- European Court of Justice

Submitted 22 March 2013 Decided 5 May 2015
- Full case name: Kingdom of Spain v European Parliament and Council of the European Union; Kingdom of Spain v Council of the European Union
- Case: C-146/13, C-147/13
- ECLI: ECLI:EU:C:2015:298
- Case type: Actions for Annulment
- Chamber: Grand chamber

Ruling
- Cases dismissed

Court composition
- Judge-Rapporteur M. Ilešič
- President V. Skouris
- JudgesK. Lenaerts; R. Silva; A. Ó Caoimh; C. Vajda; S. Rodin; A. Borg Barthet; J. Malenovský; E. Levits; E. Jarašiūnas; C.G. Fernlund; J.L. da Cruz Vilaça;
- Advocate General Yves Bot

Legislation affecting
- Unitary patent regulations

= Cases C-146/13 and C-147/13 =

Decisions of the European Court of Justice

In decisions in the cases C-146/13 and C-147/13 issued in May 2015, the European Court of Justice (ECJ) rejected two challenges by Spain against the legality of both unitary patent regulations.
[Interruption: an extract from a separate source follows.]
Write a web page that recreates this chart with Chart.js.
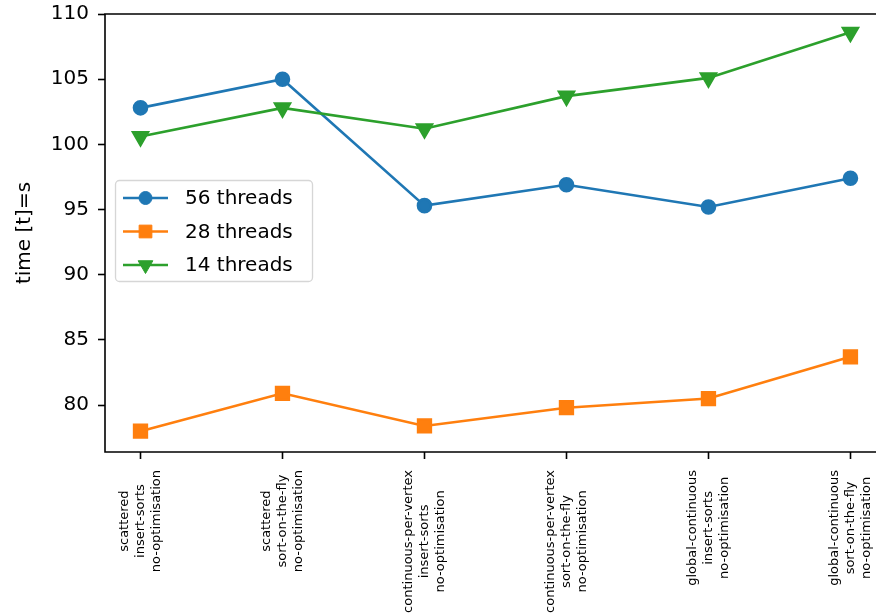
<!DOCTYPE html>
<html>
<head>
<meta charset="utf-8">
<script src="https://cdn.jsdelivr.net/npm/chart.js@4.4.1/dist/chart.umd.min.js"></script>
<style>
html, body { margin: 0; padding: 0; overflow: hidden; background: #fff; }
#timeChart { display: block; }
</style>
</head>
<body>
<canvas id="timeChart" width="876" height="615"></canvas>
<script>
// Categories (x tick labels, one line per entry)
let categories = [
    ['scattered', 'insert-sorts', 'no-optimisation'],
    ['scattered', 'sort-on-the-fly', 'no-optimisation'],
    ['continuous-per-vertex', 'insert-sorts', 'no-optimisation'],
    ['continuous-per-vertex', 'sort-on-the-fly', 'no-optimisation'],
    ['global-continuous', 'insert-sorts', 'no-optimisation'],
    ['global-continuous', 'sort-on-the-fly', 'no-optimisation']
];

// Series values (time in s)
let threads56 = [102.8, 105.0, 95.3, 96.9, 95.2, 97.4];
let threads28 = [78.0, 80.9, 78.4, 79.8, 80.5, 83.7];
let threads14 = [100.6, 102.8, 101.2, 103.7, 105.1, 108.6];

// Y tick labels
let yTicks = [80, 85, 90, 95, 100, 105, 110];

let FONT = 'DejaVu Sans';

function toPoints(values) {
    return values.map(function (v, i) { return { x: i, y: v }; });
}

// Spines: the right one lies past the edge of the picture, so only three are drawn
let framePlugin = {
    id: 'frame',
    afterDraw: function (chart) {
        let ctx = chart.ctx;
        let a = chart.chartArea;
        ctx.save();
        ctx.strokeStyle = '#000';
        ctx.lineWidth = 1.6;
        ctx.beginPath();
        ctx.moveTo(a.right + 2, a.top);
        ctx.lineTo(a.left, a.top);
        ctx.lineTo(a.left, a.bottom);
        ctx.lineTo(a.right + 2, a.bottom);
        ctx.stroke();
        ctx.restore();
    }
};

// Rotated, centre-aligned multi-line x tick labels
let xLabelPlugin = {
    id: 'xLabels',
    afterDraw: function (chart) {
        let ctx = chart.ctx;
        let scale = chart.scales.x;
        let lineHeight = 16;
        ctx.save();
        ctx.font = '13px ' + FONT;
        ctx.fillStyle = '#000';
        ctx.textAlign = 'center';
        ctx.textBaseline = 'middle';
        scale.ticks.forEach(function (tick) {
            let lines = categories[tick.value];
            if (!lines) return;
            let longest = Math.max.apply(null, lines.map(function (l) { return ctx.measureText(l).width; }));
            let px = scale.getPixelForValue(tick.value);
            let top = scale.top + 18;
            ctx.save();
            ctx.translate(px, top + longest / 2);
            ctx.rotate(-Math.PI / 2);
            lines.forEach(function (line, i) {
                ctx.fillText(line, 0, (i - (lines.length - 1) / 2) * lineHeight);
            });
            ctx.restore();
        });
        ctx.restore();
    }
};

// Legend drawn inside the plot, like matplotlib's "best" location
let innerLegendPlugin = {
    id: 'innerLegend',
    afterDraw: function (chart) {
        let ctx = chart.ctx;
        let box = { x: 115.5, y: 180.5, w: 197, h: 101, r: 4 };
        ctx.save();
        ctx.beginPath();
        ctx.roundRect(box.x, box.y, box.w, box.h, box.r);
        ctx.fillStyle = 'rgba(255,255,255,0.8)';
        ctx.fill();
        ctx.strokeStyle = 'rgba(204,204,204,0.8)';
        ctx.lineWidth = 1.3;
        ctx.stroke();

        ctx.font = '20px ' + FONT;
        ctx.textBaseline = 'middle';
        ctx.textAlign = 'left';
        chart.data.datasets.forEach(function (ds, i) {
            let y = 198 + i * 33.5;
            ctx.strokeStyle = ds.borderColor;
            ctx.lineWidth = ds.borderWidth;
            ctx.beginPath();
            ctx.moveTo(123, y);
            ctx.lineTo(168, y);
            ctx.stroke();
            ctx.fillStyle = ds.borderColor;
            ctx.lineWidth = 1;
            Chart.helpers.drawPoint(ctx, {
                pointStyle: ds.pointStyle,
                rotation: ds.pointRotation || 0,
                radius: ds.pointRadius,
                borderWidth: 1
            }, 145.5, y);
            ctx.fillStyle = '#000';
            ctx.fillText(ds.label, 185, y + 1);
        });
        ctx.restore();
    }
};

let ctx = document.getElementById('timeChart').getContext('2d');

let timeChart = new Chart(ctx, {
    type: 'line',
    data: {
        datasets: [
            {
                label: '56 threads',
                data: toPoints(threads56),
                borderColor: '#1f77b4',
                backgroundColor: '#1f77b4',
                pointBackgroundColor: '#1f77b4',
                pointStyle: 'circle',
                pointRadius: 6.5,
                borderWidth: 2.6,
                order: 3
            },
            {
                label: '28 threads',
                data: toPoints(threads28),
                borderColor: '#ff7f0e',
                backgroundColor: '#ff7f0e',
                pointBackgroundColor: '#ff7f0e',
                pointStyle: 'rect',
                pointRadius: 9,
                borderWidth: 2.6,
                order: 2
            },
            {
                label: '14 threads',
                data: toPoints(threads14),
                borderColor: '#2ca02c',
                backgroundColor: '#2ca02c',
                pointBackgroundColor: '#2ca02c',
                pointStyle: 'triangle',
                pointRotation: 180,
                pointRadius: 8.5,
                borderWidth: 2.6,
                order: 1
            }
        ]
    },
    options: {
        responsive: false,
        animation: false,
        layout: {
            autoPadding: false,
            padding: { top: 0, right: 0, left: 0, bottom: 0 }
        },
        elements: {
            line: { tension: 0 },
            point: { borderWidth: 1, hoverRadius: 6.5 }
        },
        plugins: {
            legend: { display: false },
            tooltip: { enabled: false }
        },
        scales: {
            x: {
                type: 'linear',
                // the reference is cropped on the right, so the axis stops short of 5.25
                min: -0.25,
                max: 5.18,
                afterBuildTicks: function (scale) {
                    scale.ticks = categories.map(function (c, i) { return { value: i }; });
                },
                afterFit: function (scale) {
                    scale.height = 163;
                    scale.paddingLeft = 0;
                    scale.paddingRight = 0;
                },
                border: { display: false },
                grid: {
                    drawOnChartArea: false,
                    drawTicks: true,
                    tickLength: 7,
                    tickColor: '#000',
                    tickWidth: 1.6
                },
                ticks: { display: false }
            },
            y: {
                min: 76.4,
                max: 110,
                afterBuildTicks: function (scale) {
                    scale.ticks = yTicks.map(function (v) { return { value: v }; });
                },
                afterFit: function (scale) {
                    scale.width = 105;
                    scale.paddingTop = 14;
                    scale.paddingBottom = 0;
                },
                border: { display: false },
                grid: {
                    drawOnChartArea: false,
                    drawTicks: true,
                    tickLength: 7,
                    tickColor: '#000',
                    tickWidth: 1.6
                },
                ticks: {
                    padding: 9,
                    color: '#000',
                    font: { size: 20, family: FONT }
                },
                title: {
                    display: true,
                    text: 'time [t]=s',
                    color: '#000',
                    padding: { top: 13, bottom: 0 },
                    font: { size: 20, family: FONT }
                }
            }
        }
    },
    plugins: [framePlugin, xLabelPlugin, innerLegendPlugin]
});
</script>
</body>
</html>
The decisions are significant because these legal challenges were regarded as "the last serious obstacle to the Unitary Patent Package being implemented", "provided the necessary number of ratifications of the Unified Patent Court Agreement occur (13 including UK, France and Germany)."

In case C-146/13, Spain challenged Regulation (EU) No 1257/2012 implementing enhanced cooperation in the area of the creation of unitary patent protection, and in case C-147/13, Regulation No 1260/2012 of 17 December 2012, implementing enhanced cooperation in the area of the creation of unitary patent protection with regard to the applicable translation arrangements, was challenged.